Accounts need to be audited so that other people can rely on that information and make correct decisions for investment, Further it helps the company management to get ensured that company is running profitable and according company is following the correct Accounting standards and policies. It helps the management to ensure that their accounts depict the true and fair view.
Auditing is done to protect the investors, shareholders, and banks to give reassurance that the information given to them by management is correct.
b) Why is materiality allocated only to those accounts that are sampled?
The Financial Accounting Standards Board (FASB), defines it in statement of
Financial Concepts No. 2., that ..” "materiality represents the magnitude of an
omission or misstatement of an item in a financial report that, in light of
surrounding circumstances, makes it probable that the judgment of a
reasonable person relying on the information would have been changed or
influenced by the inclusion or correction of the item".
The objective of an audit of financial statement is to enable the auditor to express an opinion whether the financial statements are prepared, in all material respects, in accordance with an identified financial reporting framework.
Items of little importance, which do not affect the judgment or conduct of a reasonable user, do not require auditor investigation. Conversely, Items of more importance that may matter such a judgment require auditor attention.
In designing the audit plan the auditor establishes an acceptable materiality level so as to detect quantitatively material misstatements. However, both the amount (quantity) and nature (quality) of misstatements need to be considered.
Normally only accounts that matter will be sampled for any type of checking, and thus materiality allocated only to those accounts that are sampled.
Secondly, an auditor for the sake of thoroughness will allocate materiality to everything he samples. Just to be sure that no account is ignored or given less weightage and thus escapes his view.
This is with respect to its planned nature, its timing, and its extent.
c) Is any component of audit risk within the control of the auditor? Explain.
Audit Risk has 3 components namely Inherent Risk, Control Risk and Detection Risk. Among this three components, Detection Risk is within the control of the auditor. This means that if the detection risk is high, the auditor is willing to accept a high detection risk, and will do less substantive testing as compared to a situation where the detection risk is lower. It is important to note that while detection risk can be modified at the auditor's discretion, inherent risk and control risk exist independently of the audit.
d) How are the three risks that make up audit risk inter-related?
The overall audit risk is the risk that the auditors give an inappropriate opinion on the financial statements.
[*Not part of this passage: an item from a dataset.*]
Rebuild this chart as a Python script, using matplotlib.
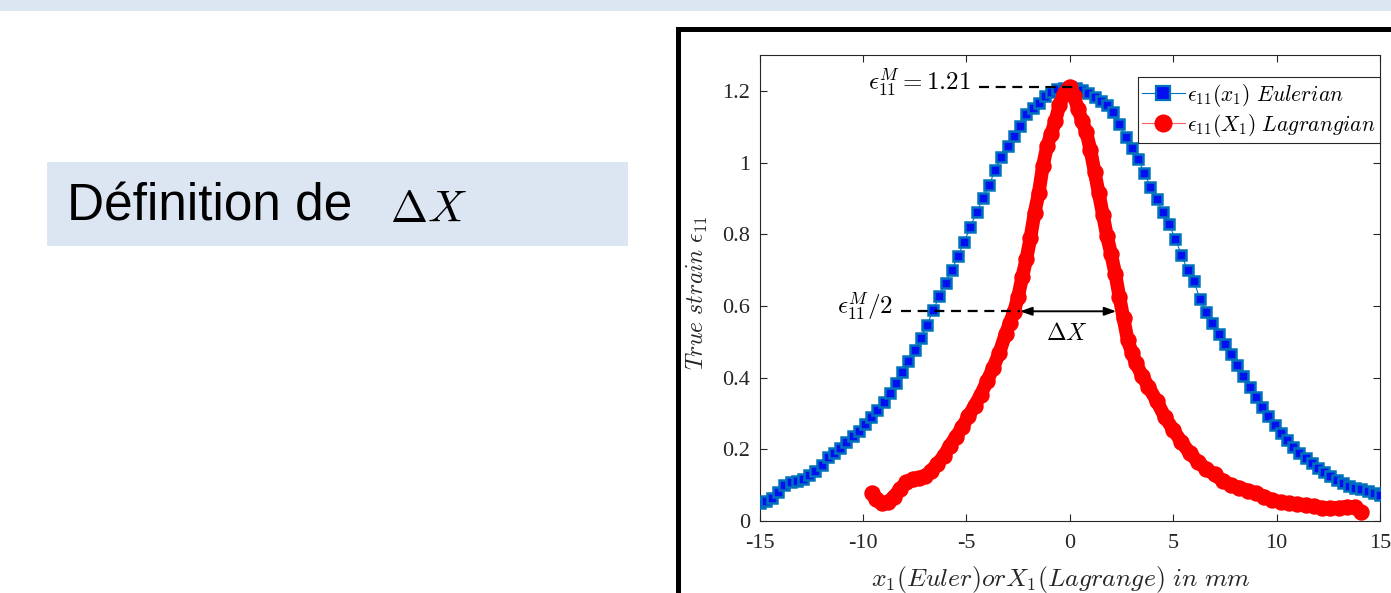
import numpy as np
import matplotlib
matplotlib.use("Agg")
import matplotlib.pyplot as plt
from matplotlib.patches import Rectangle
from matplotlib.lines import Line2D

plt.rcParams['mathtext.fontset'] = 'cm'
plt.rcParams['axes.unicode_minus'] = False

# ---------------- data ----------------
x_euler = [-15.0 + 0.3 * i for i in range(101)]
eps_euler = [
    0.050, 0.055, 0.065, 0.082, 0.100, 0.110, 0.112, 0.118, 0.128, 0.140,
    0.155, 0.178, 0.190, 0.203, 0.220, 0.236, 0.252, 0.270, 0.290, 0.311,
    0.333, 0.358, 0.385, 0.416, 0.446, 0.477, 0.510, 0.548, 0.588, 0.628,
    0.665, 0.700, 0.740, 0.779, 0.821, 0.862, 0.900, 0.937, 0.980, 1.015,
    1.045, 1.075, 1.101, 1.135, 1.152, 1.166, 1.185, 1.198, 1.205, 1.209,
    1.210, 1.208, 1.203, 1.195, 1.184, 1.172, 1.160, 1.142, 1.108, 1.072,
    1.040, 1.010, 0.972, 0.933, 0.898, 0.862, 0.828, 0.788, 0.742, 0.700,
    0.670, 0.618, 0.582, 0.551, 0.522, 0.493, 0.466, 0.436, 0.405, 0.374,
    0.346, 0.318, 0.293, 0.268, 0.246, 0.225, 0.206, 0.190, 0.175, 0.161,
    0.148, 0.136, 0.125, 0.114, 0.105, 0.099, 0.093, 0.088, 0.083, 0.078,
    0.073]

x_lagr = [-9.55, -9.35, -9.1, -8.8, -8.5, -8.2, -7.9, -7.6, -7.3, -7.0,
          -6.7, -6.4, -6.1, -5.8, -5.5, -5.2, -4.9, -4.6, -4.3, -4.0,
          -3.7, -3.4, -3.1, -2.9, -2.7, -2.5, -2.3, -2.1, -1.9, -1.7,
          -1.5, -1.3, -1.1, -0.9, -0.7, -0.5, -0.3, -0.1, 0.0,
          0.2, 0.4, 0.6, 0.8, 1.0, 1.2, 1.4, 1.6, 1.8, 2.0,
          2.2, 2.4, 2.6, 2.8, 3.0, 3.2, 3.5, 3.8, 4.2, 4.6,
          5.0, 5.4, 5.8, 6.2, 6.6, 7.0, 7.4, 7.8, 8.2, 8.6,
          9.0, 9.4, 9.8, 10.2, 10.6, 11.0, 11.4, 11.8, 12.2, 12.6,
          13.0, 13.4, 13.8, 14.1]
eps_lagr = [0.078, 0.060, 0.050, 0.052, 0.068, 0.090, 0.108, 0.118, 0.120, 0.125,
            0.140, 0.160, 0.180, 0.210, 0.235, 0.262, 0.292, 0.322, 0.352, 0.390,
            0.428, 0.470, 0.522, 0.552, 0.583, 0.625, 0.680, 0.730, 0.790, 0.860,
            0.915, 0.990, 1.045, 1.080, 1.115, 1.160, 1.190, 1.205, 1.212,
            1.185, 1.150, 1.115, 1.085, 1.035, 0.975, 0.915, 0.855, 0.795, 0.745,
            0.690, 0.625, 0.565, 0.505, 0.470, 0.440, 0.405, 0.375, 0.335, 0.290,
            0.255, 0.220, 0.190, 0.165, 0.145, 0.130, 0.112, 0.100, 0.093, 0.085,
            0.078, 0.068, 0.058, 0.053, 0.050, 0.047, 0.045, 0.041, 0.037, 0.036,
            0.037, 0.040, 0.038, 0.025]

eps_max = 1.21
half_level = 0.585          # drawn level of the eps_max/2 guide line
x_top_guide = (-4.4, 0.15)
x_half_guide = (-8.15, -2.4)
x_arrow = (-2.4, 2.25)

x_ticks = [-15, -10, -5, 0, 5, 10, 15]
y_ticks = [0, 0.2, 0.4, 0.6, 0.8, 1.0, 1.2]
y_ticklabels = ['0', '0.2', '0.4', '0.6', '0.8', '1', '1.2']

# ---------------- figure ----------------
W, H = 1391, 593
fig = plt.figure(figsize=(W / 100, H / 100), dpi=100)
fig.patch.set_facecolor('white')

def fx(px):
    return px / W

def fy(py):
    return 1 - py / H

slide_blue = '#DCE6F2'
# top strip
fig.patches.append(Rectangle((0, fy(11)), 1, 11 / H, transform=fig.transFigure,
                             facecolor=slide_blue, edgecolor='none', zorder=0))
# title box
fig.patches.append(Rectangle((fx(47), fy(246)), fx(628) - fx(47), (246 - 162) / H,
                             transform=fig.transFigure, facecolor=slide_blue,
                             edgecolor='none', zorder=0))
fig.text(fx(67), fy(207), 'Définition de', fontsize=37, family='Liberation Sans',
         va='center', ha='left', color='black')
fig.text(fx(390), fy(209), r'$\Delta X$', fontsize=32, va='center', ha='left',
         color='black')

# black frame around the figure image
fig.patches.append(Rectangle((fx(678), fy(620)), fx(1420) - fx(678), (620 - 28.5) / H,
                             transform=fig.transFigure, facecolor='none',
                             edgecolor='black', linewidth=3.6, zorder=1))

ax = fig.add_axes([fx(759.5), fy(521), fx(1380) - fx(759.5), (521 - 55) / H])
ax.set_xlim(-15, 15)
ax.set_ylim(0, 1.3)

ax.plot(x_euler, eps_euler, color='#0072BD', lw=0.8, marker='s', markersize=7.6,
        markerfacecolor='#0010F0', markeredgecolor='#0072BD', markeredgewidth=1.8,
        zorder=3)
ax.plot(x_lagr, eps_lagr, color='#FF0000', lw=9.8, solid_capstyle='round',
        solid_joinstyle='round', zorder=4)
ax.plot(x_lagr, eps_lagr, color='#FF0000', lw=0, marker='o', markersize=10.8,
        markerfacecolor='#FF0000', markeredgecolor='#FF0000', zorder=4)

# guides
ax.plot(list(x_top_guide), [eps_max, eps_max], color='black', lw=1.6,
        dashes=(4.5, 3), zorder=5)
ax.plot(list(x_half_guide), [half_level, half_level], color='black', lw=1.6,
        dashes=(4.5, 3), zorder=5)
ax.annotate('', xy=(x_arrow[1], half_level), xytext=(x_arrow[0], half_level),
            arrowprops=dict(arrowstyle='<|-|>,head_length=0.7,head_width=0.25',
                            color='black', lw=1.4, shrinkA=0, shrinkB=0), zorder=6)
ax.text(-4.75, 1.222, r'$\epsilon_{11}^{M}=1.21$', fontsize=18, ha='right',
        va='center', color='black', zorder=6)
ax.text(-8.55, 0.598, r'$\epsilon_{11}^{M}/2$', fontsize=18, ha='right',
        va='center', color='black', zorder=6)
ax.text(-0.15, 0.525, r'$\Delta X$', fontsize=17, ha='center', va='center',
        color='black', zorder=6)

# axes styling (MATLAB look)
tick_color = '#262626'
for sp in ax.spines.values():
    sp.set_linewidth(0.8)
    sp.set_color(tick_color)
ax.set_xticks(x_ticks)
ax.set_xticklabels([str(v) for v in x_ticks])
ax.set_yticks(y_ticks)
ax.set_yticklabels(y_ticklabels)
ax.tick_params(direction='in', length=5, width=0.8, colors=tick_color,
               top=True, right=True, labelsize=16)
ax.tick_params(axis='x', pad=9)
ax.tick_params(axis='y', pad=7)
for lab in ax.get_xticklabels() + ax.get_yticklabels():
    lab.set_family('Liberation Serif')

ax.set_xlabel(r'$x_1(Euler) or X_1(Lagrange)\ in\ mm$', fontsize=18.5, color=tick_color)
ax.set_ylabel(r'$True\ strain\ \epsilon_{11}$', fontsize=17, color=tick_color)
ax.xaxis.set_label_coords(0.485, -0.092)
ax.yaxis.set_label_coords(-0.08, 0.49)

handles = [
    Line2D([], [], color='#0072BD', lw=0.8, marker='s', markersize=9.5,
           markerfacecolor='#0010F0', markeredgecolor='#0072BD', markeredgewidth=1.6),
    Line2D([], [], color='#FF6060', lw=0.8, marker='o', markersize=12,
           markerfacecolor='#FF0000', markeredgecolor='#FF0000'),
]
labels = [r'$\epsilon_{11}(x_1)\ Eulerian$', r'$\epsilon_{11}(X_1)\ Lagrangian$']
leg = ax.legend(handles, labels, loc='upper right', bbox_to_anchor=(1.0, 0.952),
                borderaxespad=0, fontsize=15.5, frameon=True, fancybox=False,
                framealpha=1, edgecolor='#262626', handlelength=2.0,
                handletextpad=0.1, borderpad=0.2, labelspacing=0.15)
leg.get_frame().set_linewidth(0.8)
leg.set_zorder(10)

fig.savefig('out.png', dpi=100)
Audit risk has two elements, which are:
· The risk that financial statement contain a material misstatement, and
· The risk that auditors will fail to detect any material misstatements
Audit risk is a combination of inherent, control and detection risk.
The risk of material misstatement is subdivided into inherent risk and control risk, while failure of auditors to detect material misstatements is known as detection risk.
The three risks are interrelated in that if the inherent risk is high, it means that the business is susceptible to material misstatement, in which case, it may give rise to higher control risk and therefore a higher detection risk, since some material misstatements may get undetected in a poor control environment.